Benefits of cassava: In his remarks at the cooking demonstrations, the FAO’s Coordinator for the Caribbean, Dr. Deep Ford, emphasised that an increased use of locally grown crops such as cassava would help to reduce CARICOM’s Food Import Bill, which stands at over US $4 billion.
He also added that a wide adoption of the crop would also contribute to local job creation at the production, processing and marketing levels.

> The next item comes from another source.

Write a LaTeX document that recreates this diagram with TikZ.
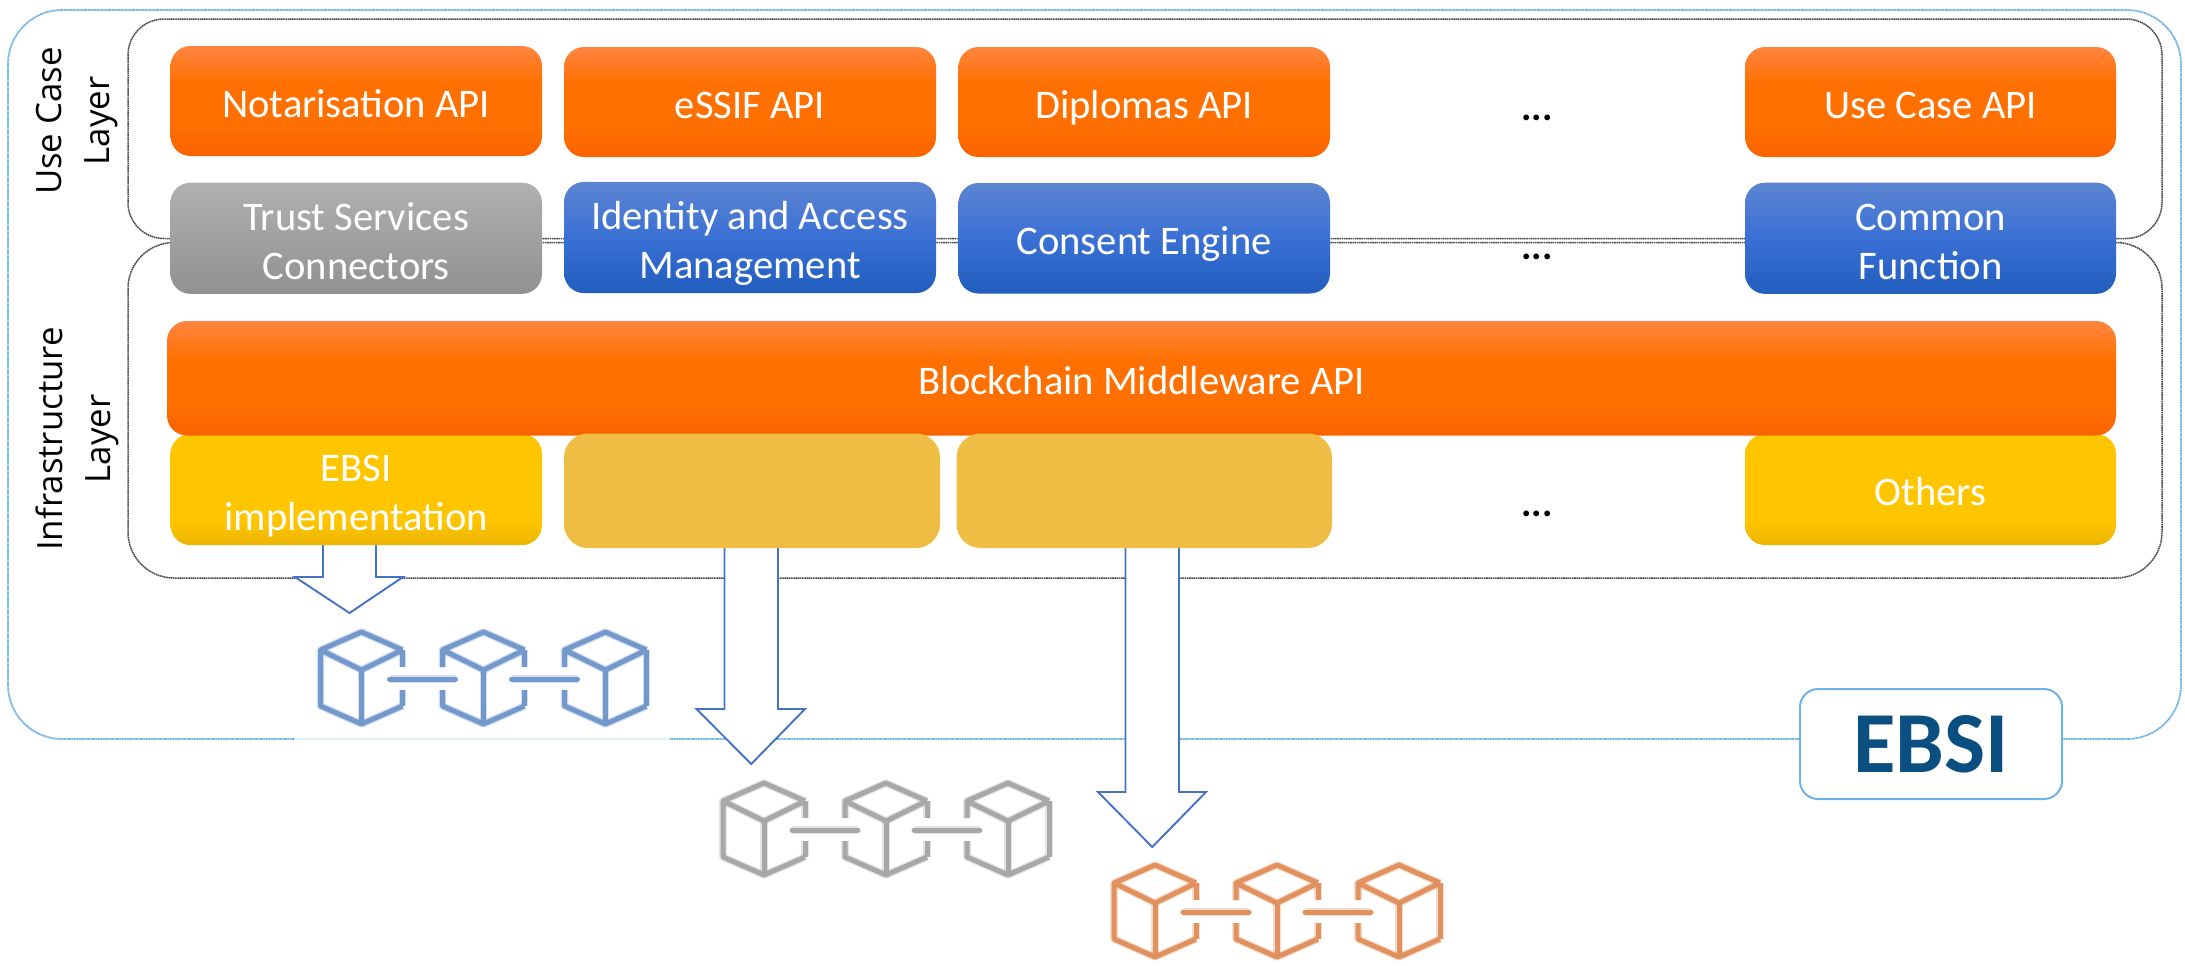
\documentclass[tikz,border=0pt]{standalone}
\usepackage{fontspec}
\setmainfont{Carlito}
\newfontfamily\lyrfont{Open Sans}
\definecolor{oT}{HTML}{FF8540}
\definecolor{oM}{HTML}{FF7000}
\definecolor{oB}{HTML}{F96300}
\definecolor{bT}{HTML}{5C85D2}
\definecolor{bM}{HTML}{3A70D4}
\definecolor{bB}{HTML}{215EBE}
\definecolor{gT}{HTML}{B0B0B0}
\definecolor{gB}{HTML}{919191}
\definecolor{yT}{HTML}{FFC600}
\definecolor{yB}{HTML}{EBB400}
\definecolor{tanfill}{HTML}{EFBD43}
\definecolor{framegray}{HTML}{4A4A4A}
\definecolor{frameblue}{HTML}{6DB3E8}
\definecolor{faintblue}{HTML}{E2F0FA}
\definecolor{arrowblue}{HTML}{4472C4}
\definecolor{cubeblue}{HTML}{7298CC}
\definecolor{cubegray}{HTML}{A8A8A8}
\definecolor{cubeorange}{HTML}{E0915E}
\definecolor{ebsiblue}{HTML}{0B4F80}
\pgfdeclareverticalshading{gorange}{100bp}{color(0bp)=(oB); color(25bp)=(oB); color(40bp)=(oM); color(58bp)=(oM); color(75bp)=(oT); color(100bp)=(oT)}
\pgfdeclareverticalshading{gblue}{100bp}{color(0bp)=(bB); color(25bp)=(bB); color(50bp)=(bM); color(75bp)=(bT); color(100bp)=(bT)}
\pgfdeclareverticalshading{ggray}{100bp}{color(0bp)=(gB); color(25bp)=(gB); color(75bp)=(gT); color(100bp)=(gT)}
\pgfdeclareverticalshading{gyellow}{100bp}{color(0bp)=(yB); color(25bp)=(yB); color(36bp)=(yT); color(100bp)=(yT)}
\tikzset{
  basebox/.style={rounded corners=10pt,inner sep=0pt,align=center,text=white,
    font=\fontsize{20.3}{24.5}\selectfont},
  obox/.style={basebox,shading=gorange},
  bbox/.style={basebox,shading=gblue},
  gbox/.style={basebox,shading=ggray},
  ybox/.style={basebox,shading=gyellow},
  tbox/.style={basebox,fill=tanfill,rounded corners=12pt},
  framein/.style={draw=framegray,line width=0.75pt,dash pattern=on 0.8pt off 0.3pt},
  frameout/.style={draw=frameblue,line width=0.9pt,dash pattern=on 0.9pt off 0.3pt},
  blockarrow/.style={draw=arrowblue,fill=white,line width=0.95pt,line join=miter},
  lyr/.style={font=\lyrfont\fontsize{17.4}{24}\selectfont,align=center,rotate=90,inner sep=0pt},
  dots/.style={font=\fontsize{19.5}{24}\selectfont\bfseries,anchor=base,inner sep=0pt},
  cubeline/.style={line width=2.5pt,preaction={draw,opacity=0.3,line width=3.8pt}},
}
% name, style, x1, y1, x2, y2, text
\newcommand{\bx}[7]{\node[#2,minimum width={(#5-#3)*0.5pt},minimum height={(#6-#4)*0.5pt}] (#1) at ({(#3+#5)/2},{(#4+#6)/2}) {\vbox{\kern6.6pt\hbox{\begin{tabular}{@{}c@{}}#7\end{tabular}}}};}
% x-left, x-right, head wing left, wing right, head y, tip y, start y
\newcommand{\barrow}[7]{\draw[blockarrow] (#1,#7) -- (#1,#5) -- (#3,#5) -- ({(#1+#2)/2},#6) -- (#4,#5) -- (#2,#5) -- (#2,#7) -- cycle;}
\newcommand{\cubeicon}[3]{%
  \begin{scope}[shift={(#1,#2)},draw=#3,line join=round,line cap=butt]
  \foreach \c/\lg/\rg in {0/0/1,122/1/1,244/1/0}{
    \begin{scope}[shift={(\c,0)}]
    \ifnum\lg=1
      \draw[cubeline] (-41,39) -- (-41,22) -- (0,4) -- (41,22);
      \draw[cubeline] (-41,62) -- (-41,78) -- (0,96) -- (41,78);
    \else
      \draw[cubeline] (41,22) -- (0,4) -- (-41,22) -- (-41,78) -- (0,96) -- (41,78);
    \fi
    \ifnum\rg=1
      \draw[cubeline] (41,22) -- (41,39);
      \draw[cubeline] (41,62) -- (41,78);
    \else
      \draw[cubeline] (41,22) -- (41,78);
    \fi
    \draw[cubeline] (-41,22) -- (0,42) -- (41,22);
    \draw[cubeline] (0,42) -- (0,96);
    \end{scope}
  }
  \draw[cubeline,line cap=round] (28,51) -- (94,51);
  \draw[cubeline,line cap=round] (150,51) -- (216,51);
  \end{scope}}
\begin{document}
\begin{tikzpicture}[x=0.5pt,y=-0.5pt]
\useasboundingbox (0,0) rectangle (2185,965);
\fill[white] (0,0) rectangle (2185,965);
% outer frame
\draw[frameout,rounded corners=27pt] (8,10) rectangle (2181,739);
\draw[white,line width=1.6pt] (295,739) -- (670,739);
\draw[faintblue,line width=0.9pt] (295,739) -- (670,739);
% layer frames
\draw[framein,rounded corners=18pt] (128,19) rectangle (2162,238.5);
\draw[framein,rounded corners=23pt] (128,242.5) rectangle (2162,578);
% block arrows
\barrow{323}{376}{295}{403}{577}{613}{540}
\barrow{724.5}{778}{696.5}{805}{709}{764}{540}
\barrow{1125.5}{1179}{1098}{1206}{792}{847}{540}
% EBSI box
\node[draw=frameblue,fill=white,line width=1pt,rounded corners=9pt,minimum width=131pt,minimum height=55pt,inner sep=0pt,text=ebsiblue,font=\fontsize{43.5}{44}\selectfont\bfseries] (ebsi) at (1931,744) {EBSI};
% labels
\node[lyr] (uclabel) at (77,121) {Use Case\\Layer};
\node[lyr] (inlabel) at (77,439) {Infrastructure\\Layer};
% use case row
\bx{notar}{obox}{170.5}{46}{542}{156}{Notarisation API}
\bx{essif}{obox}{564}{47}{936}{157}{eSSIF API}
\bx{dipl}{obox}{958.5}{47}{1330}{157}{Diplomas API}
\bx{ucapi}{obox}{1745}{47}{2116}{157}{Use Case API}
% functions row
\bx{trust}{gbox}{170.5}{183}{542}{293.5}{Trust Services\\Connectors}
\bx{iam}{bbox}{564}{182}{936}{293}{Identity and Access\\Management}
\bx{consent}{bbox}{958.5}{183}{1330}{293.5}{Consent Engine}
\bx{common}{bbox}{1745}{183}{2116}{293.5}{Common\\Function}
% infrastructure
\bx{ebsiimpl}{ybox}{170.5}{434}{542}{545}{EBSI\\implementation}
\bx{others}{ybox}{1745}{434}{2116}{545}{Others}
\bx{middle}{obox}{167}{321}{2116}{435.5}{Blockchain Middleware API}
\node[tbox,minimum width=188pt,minimum height=57.25pt] (tanA) at (752,490.75) {};
\node[tbox,minimum width=187.75pt,minimum height=57.25pt] (tanB) at (1144.25,490.75) {};
% ellipses
\node[dots] (dotsA) at (1537,120) {...};
\node[dots] (dotsB) at (1537,259) {...};
\node[dots] (dotsC) at (1537,516) {...};
% chains
\cubeicon{361.5}{628}{cubeblue}
\cubeicon{764}{779}{cubegray}
\cubeicon{1155}{861}{cubeorange}
\end{tikzpicture}
\end{document}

A number of the FAO’s personnel were also on hand to offer advice to the booth’s visitors on planting, cooking and consuming the crop. Among the personnel in attendance at the information booth was FAO’s Regional Cassava Project Coordinator, Ms. Vermaran Extavour, who explained that the main variety of cassava grown in the Caribbean is the sweet variety. She further reiterated that both the bitter and sweet varieties were safe to eat once cooked at temperatures of above 30° C.
Cassava and regional food imports: The FAO is actively involved in ensuring the inclusive development of the cassava industry in CARICOM, and is seeking to ensure the establishment of linkages for increasing productivity and competitiveness along the cassava value-chain in the region.
According to the agency, cassava has the potential to replace 400,000 metric tons of wheaten flour in CARICOM countries; substitute up to 30% of the corn in poultry rations as well as a portion of other animal feeds, and contribute to a reduction of the Food Import Bill by approximately 5 per cent.